# Reducing one variant of Hamiltonian path to another

Define

$A = \{<G,s,t> :G$ is un directed graph that has a Hamilton path from $s$ to $t\}$

$B = \{<G> :G$ is un directed graph that has a Hamilton path$\}$

I would like to show that $A \le_p B$.

My attempt:

Given $<G,s,t>$ , the reduction outputs $<G'>$ where $G'$ defines as follows:

we take $v_s$ and $v_t$ s.t there is an edge $e_s$ between $s$ and$v_s$ and an edge $e_t$ between $v_t$ and $t$.

Now we define $G' = (V',E')$ where $V' = V \cup \{v_0 , v_1\}$ and $E' = (E-\{e' :e' \ne e_s , s\in e'\} -\{e' :e' \ne e_t , t\in e'\}) \cup \{ \{v_0,v \} :\{v,s\} \in E \} \cup \{ \{v_1,v \} :\{v,t\} \in E \} \cup \{ \{v_0,s \}\ , \{v_1,t\} \}$.

Now, if $<G,s,t> \in A$ , let $s , u_1,\dots ,u_n ,t$ be the Hamilton path , then $s , v_0 , u_1 , \dots , u_n, v_1 ,t$ is a Hamilton path in $G'$.

The other direction does not work for me , if $G'$ has a Hamilton path then I want to say that the "end points" must be around $s,t$ but i'm not sure how to do that.

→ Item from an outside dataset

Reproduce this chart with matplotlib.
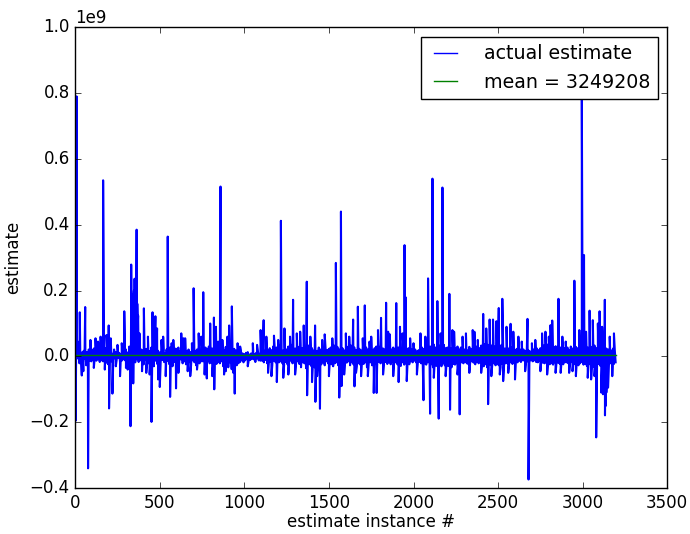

• The title you have chosen is not well suited to representing your question. Please take some time to improve it; we have collected some advice here. Thank you! – Raphael Jun 15 '17 at 12:48
• What is your question? – Raphael Jun 15 '17 at 12:48
• @Raphael if this reduction works, im stuck on proving the other direction, if it doesn't i would like to know what would work. – infinity Jun 15 '17 at 12:59
• We're happy to help you understand the concepts but just solving exercises for you is unlikely to achieve that. You might find this page helpful in improving your question. The purpose of this kind of exercise is for you to get practice with reductions; we don't need the practice, and if we solved it for you, you wouldn't get the benefit of practice. We've written lots about reductions on this site -- see reductions, or look at some examples in a textbook on the subject. – D.W. Jun 15 '17 at 16:52
• @D.W. sorry but i dont get you. i did not look for an easy way. i tried to solve it alone, and got stuck in the middle , and asked for some guidance. i am familiar with some reductions, this one just dont work for me. – infinity Jun 15 '17 at 16:56

The simplest reduction, which is similar to what you were trying but simpler, is to add two new vertices to the graph in the instance of A: a vertex $v_s$ connected to $s$, and a vertex $v_t$ connected to $t$. Any Hamiltonian path in the new graph will connect $v_s$ to $v_t$, and so will restrict to a Hamiltonian path connecting $s$ to $t$. Vice versa, any Hamiltonian path in the original graph connecting $s$ to $t$ extends to a Hamiltonian path in the new graph connecting $v_s$ to $v_t$.